Rapper Jay-Z was interested in the May 6th, 2017 festival, the year singer and sister-in-law Solange was the headliner. That same year also featured 21 Savage, AlunaGeorge, Lil Yachty and Rae Sremmurd, among other artists.

Previous headliners have included Doja Cat, H.E.R., Megan Thee Stallion, IDK, Burna Boy, Miguel, Migos, Nipsey Hussle, Cardi B, Cam'ron, Future, Jhené Aiko, BJ the Chicago Kid, The Internet, and Anderson .Paak.

In 2019, rappers Childish Gambino and Lil Wayne—with performances by singers Ella Mai and Teyana Taylor, and rappers City Girls, Trippie Redd, and Lil Baby—performed at the festival, which was held at FedEx Field.

The May 7–8, 2022 festival lineup included 21 Savage, Ari Lennox, Babyface Ray, Don Toliver, Gunna, Jeezy, Joyce Wrice, Larry June, Lil Durk, Masego, Muni Young, Rico Nasty, Summer Walker, Tems, Wale, Wizkid and more.
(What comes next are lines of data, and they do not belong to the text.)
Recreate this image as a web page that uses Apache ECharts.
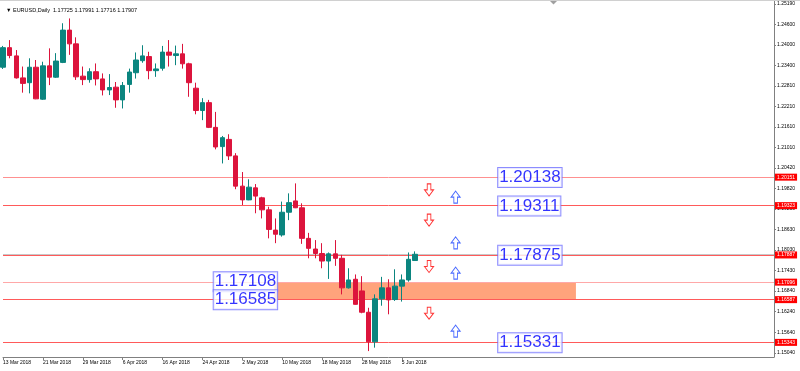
<!DOCTYPE html>
<html><head><meta charset="utf-8">
<script src="https://cdn.jsdelivr.net/npm/echarts@6/dist/echarts.min.js"></script>
<style>html,body{margin:0;padding:0;background:#fff}#c{width:800px;height:371px}</style>
</head><body><div id="c"></div>
<script>
const dates = ['13 Mar 2018','14 Mar 2018','15 Mar 2018','16 Mar 2018','19 Mar 2018','20 Mar 2018','21 Mar 2018','22 Mar 2018','23 Mar 2018','26 Mar 2018',
'27 Mar 2018','28 Mar 2018','29 Mar 2018','30 Mar 2018','2 Apr 2018','3 Apr 2018','4 Apr 2018','5 Apr 2018','6 Apr 2018','9 Apr 2018',
'10 Apr 2018','11 Apr 2018','12 Apr 2018','13 Apr 2018','16 Apr 2018','17 Apr 2018','18 Apr 2018','19 Apr 2018','20 Apr 2018','23 Apr 2018',
'24 Apr 2018','25 Apr 2018','26 Apr 2018','27 Apr 2018','30 Apr 2018','1 May 2018','2 May 2018','3 May 2018','4 May 2018','7 May 2018',
'8 May 2018','9 May 2018','10 May 2018','11 May 2018','14 May 2018','15 May 2018','16 May 2018','17 May 2018','18 May 2018','21 May 2018',
'22 May 2018','23 May 2018','24 May 2018','25 May 2018','28 May 2018','29 May 2018','30 May 2018','31 May 2018','1 Jun 2018','4 Jun 2018',
'5 Jun 2018','6 Jun 2018','7 Jun 2018'];
const openP = [1.2335,1.2392,1.2368,1.2304,1.2290,1.2335,1.2242,1.2339,1.2306,1.2349,
1.2443,1.2403,1.2309,1.2299,1.2322,1.2301,1.2269,1.2277,1.2240,1.2285,
1.2319,1.2354,1.2366,1.2325,1.2332,1.2379,1.2369,1.2374,1.2345,1.2274,
1.2209,1.2232,1.2160,1.2104,1.2125,1.2077,1.1989,1.1949,1.1984,1.1955,
1.1920,1.1861,1.1847,1.1913,1.1946,1.1926,1.1837,1.1806,1.1793,1.1771,
1.1792,1.1779,1.1693,1.1718,1.1684,1.1622,1.1536,1.1661,1.1693,1.1659,
1.1698,1.1716,1.17725];
const closeP = [1.2392,1.2369,1.2304,1.2288,1.2335,1.2243,1.2339,1.2306,1.2353,1.2443,
1.2403,1.2307,1.2299,1.2322,1.2301,1.2269,1.2276,1.2240,1.2282,1.2321,
1.2356,1.2368,1.2325,1.2330,1.2379,1.2370,1.2374,1.2345,1.2290,1.2209,
1.2232,1.2160,1.2103,1.2130,1.2077,1.1989,1.1949,1.1986,1.1960,1.1920,
1.1863,1.1849,1.1913,1.1941,1.1926,1.1837,1.1808,1.1793,1.1771,1.1792,
1.1779,1.1693,1.1716,1.1645,1.1622,1.1536,1.1661,1.1693,1.1658,1.1698,
1.1716,1.1776,1.17907];
const lowP = [1.2330,1.2361,1.2302,1.2261,1.2259,1.2242,1.2240,1.2283,1.2304,1.2347,
1.2371,1.2298,1.2283,1.2290,1.2282,1.2253,1.2254,1.2217,1.2215,1.2261,
1.2302,1.2348,1.2300,1.2307,1.2325,1.2337,1.2341,1.2331,1.2249,1.2198,
1.2181,1.2158,1.2096,1.2055,1.2065,1.1980,1.1934,1.1948,1.1910,1.1895,
1.1837,1.1823,1.1842,1.1890,1.1925,1.1821,1.1779,1.1779,1.1750,1.1719,
1.1757,1.1674,1.1691,1.1644,1.1619,1.1509,1.1519,1.1641,1.1616,1.1655,
1.1653,1.1711,1.17716];
const highP = [1.2397,1.2414,1.2385,1.2337,1.2361,1.2356,1.2351,1.2390,1.2376,1.2463,
1.2477,1.2422,1.2337,1.2332,1.2346,1.2317,1.2315,1.2292,1.2292,1.2331,
1.2378,1.2399,1.2380,1.2346,1.2397,1.2414,1.2398,1.2403,1.2348,1.2290,
1.2245,1.2240,1.2205,1.2135,1.2140,1.2085,1.2030,1.2009,1.1995,1.1958,
1.1929,1.1895,1.1944,1.1968,1.1997,1.1939,1.1853,1.1832,1.1823,1.1796,
1.1832,1.1789,1.1750,1.1732,1.1727,1.1635,1.1674,1.1725,1.1718,1.1747,
1.1732,1.1796,1.17991];
const yTicks = [1.25190,1.24600,1.24000,1.23400,1.22810,1.22210,1.21610,1.21010,1.20420,1.19820,
1.19230,1.18630,1.18030,1.17430,1.16840,1.16240,1.15640,1.15040];
const levelLines = [1.20151,1.19323,1.17887,1.17096,1.16587,1.15343];
const bidPrice = 1.17907;
const zone = [1.17096, 1.16587];
const zoneBars = [40.8, 86.2];
const boxRight = [1.20138,1.19311,1.17875,1.15331];
const boxLeft = [1.17108,1.16585];
const boxRightBar = 74.5, boxLeftBar = 31.7;
const downArrows = [1.1978,1.1890,1.1755,1.1619];
const upArrows = [1.1957,1.1824,1.1736,1.1567];
const downBar = 64.1, upBar = 68.1;
const totalSlots = 117;

const UP = '#0B857F', DOWN = '#DC143C';
const lineColors = ['#FF9090','#FF5A5A','#FF5A5A','#FFA8A8','#FF5A5A','#FF5A5A'];
const smallFont = 'Liberation Sans';

const cats = dates.concat(new Array(totalSlots - dates.length).fill(''));
const candles = dates.map((d,i)=>[openP[i], closeP[i], lowP[i], highP[i]]);
const last = dates.length - 1;
const titleText = '\u25BC EURUSD,Daily  ' + [openP[last],highP[last],lowP[last],closeP[last]].map(v=>v.toFixed(5)).join(' ');

const chart = echarts.init(document.getElementById('c'), null, {renderer:'canvas'});
const boxLabel = {
  show:true, position:'right', distance:0,
  formatter:p=>p.value[1].toFixed(5),
  fontFamily:'Liberation Sans', fontSize:17, color:'#0000FF', lineHeight:18,
  backgroundColor:'#fff', borderColor:'#6F6FFF', borderWidth:1, padding:[1,1,0,1]
};
chart.setOption({
  animation:false,
  backgroundColor:'#fff',
  title:{text:titleText, left:1, top:2, textStyle:{fontSize:5.5, fontWeight:'normal', color:'#000', fontFamily:smallFont}},
  grid:{left:0, top:0, right:26, bottom:14, containLabel:false},
  xAxis:[{
    type:'category', data:cats, boundaryGap:false,
    axisLine:{onZero:false, lineStyle:{color:'#808080'}},
    axisTick:{show:true, length:3, interval:(i)=>i%6===0 && i<dates.length, lineStyle:{color:'#808080'}},
    axisLabel:{interval:(i)=>i%6===0 && i<dates.length, align:'left', fontSize:5, fontFamily:smallFont, color:'#000', margin:3},
    splitLine:{show:false}
  },{
    type:'value', min:0, max:totalSlots-1, show:false
  }],
  yAxis:{
    type:'value', position:'right', min:1.149177, max:1.253064, scale:true,
    axisLine:{show:true, onZero:false, lineStyle:{color:'#808080'}},
    axisTick:{show:true, length:2, customValues:yTicks, lineStyle:{color:'#808080'}},
    axisLabel:{customValues:yTicks, formatter:v=>v.toFixed(5), fontSize:5, fontFamily:smallFont, color:'#000', margin:3},
    splitLine:{show:false}
  },
  series:[
    {
      type:'scatter', xAxisIndex:1, yAxisIndex:0, data:[], z:0, silent:true,
      markArea:{silent:true, itemStyle:{color:'#FFA37C'}, data:[[{xAxis:zoneBars[0], yAxis:zone[0]},{xAxis:zoneBars[1], yAxis:zone[1]}]]}
    },
    {
      type:'scatter', xAxisIndex:1, yAxisIndex:0, data:[], z:1, silent:true,
      markLine:{
        silent:true, symbol:'none', z:1, precision:5,
        label:{position:'end', distance:1, formatter:p=>p.value.toFixed(5), backgroundColor:'#FF0000', color:'#fff', fontSize:5, fontFamily:smallFont, padding:[1,2,1,2]},
        data: [{yAxis:bidPrice, lineStyle:{color:'#C8C8C8', width:1, type:'solid'}, label:{show:false}}]
          .concat(levelLines.map((v,i)=>({yAxis:v, lineStyle:{color:lineColors[i], width:1, type:'solid'}})))
      }
    },
    {
      type:'candlestick', data:candles, barWidth:5, z:3,
      itemStyle:{color:UP, color0:DOWN, borderColor:UP, borderColor0:DOWN, borderWidth:1}
    },
    {
      type:'scatter', xAxisIndex:1, yAxisIndex:0, z:10, symbolSize:0, silent:true,
      data: boxRight.map(v=>[boxRightBar, v]).concat(boxLeft.map(v=>[boxLeftBar, v])),
      label:boxLabel
    },
    {
      type:'scatter', xAxisIndex:1, yAxisIndex:0, z:10, silent:true,
      symbol:'path://M3,0 L7,0 L7,6 L10,6 L5,12 L0,6 L3,6 Z', symbolSize:[9,12],
      itemStyle:{color:'#fff', borderColor:'#FF0000', borderWidth:1},
      data: downArrows.map(v=>[downBar, v])
    },
    {
      type:'scatter', xAxisIndex:1, yAxisIndex:0, z:10, silent:true,
      symbol:'path://M5,0 L10,6 L7,6 L7,12 L3,12 L3,6 L0,6 Z', symbolSize:[9,12],
      itemStyle:{color:'#fff', borderColor:'#1E46FF', borderWidth:1},
      data: upArrows.map(v=>[upBar, v])
    }
  ],
  graphic:[
    {type:'line', shape:{x1:0,y1:0.5,x2:800,y2:0.5}, style:{stroke:'#D0D0D0', lineWidth:1}, z:20},
    {type:'polygon', shape:{points:[[550,1],[557,1],[553.5,4.5]]}, style:{fill:'#A0A0A0'}, z:20}
  ]
});
</script></body></html>
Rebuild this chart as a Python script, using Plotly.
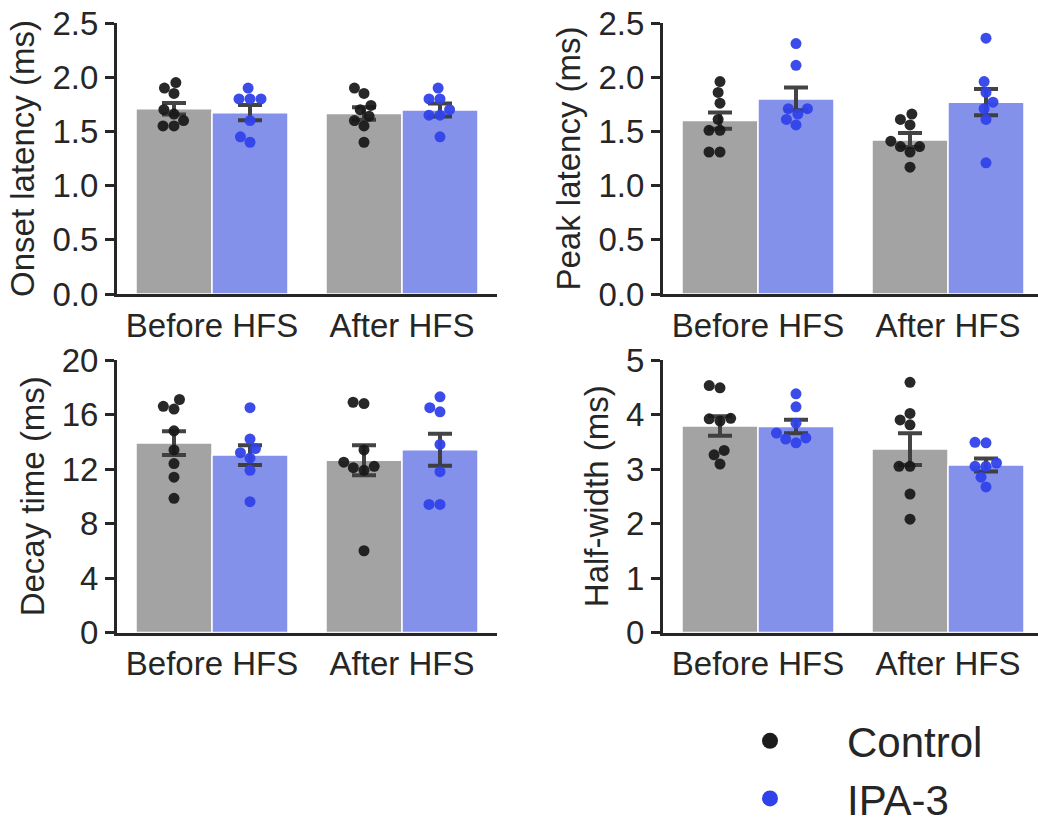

The 2022 festival coincided with the launch of BLK Change Weekend, which aims to create a more racially-fair world for Black millennials and Gen Z.

The July 15–16, 2023 festival featured performances by Asake, Brent Faiyaz, Chlöe, Coco Jones, Jazmine Sullivan, Keke Palmer, Mariah the Scientist, Rema and Saucy Santana, as well as rappers such as the City Girls, Fat Trel, Finesse2Tymes, GloRilla, Ice Spice, Kodak Black, LaRussell, Lil Uzi Vert, Lola Brooke, OG Bobby Billions, TiaCorine and Tre’ Amani, among others.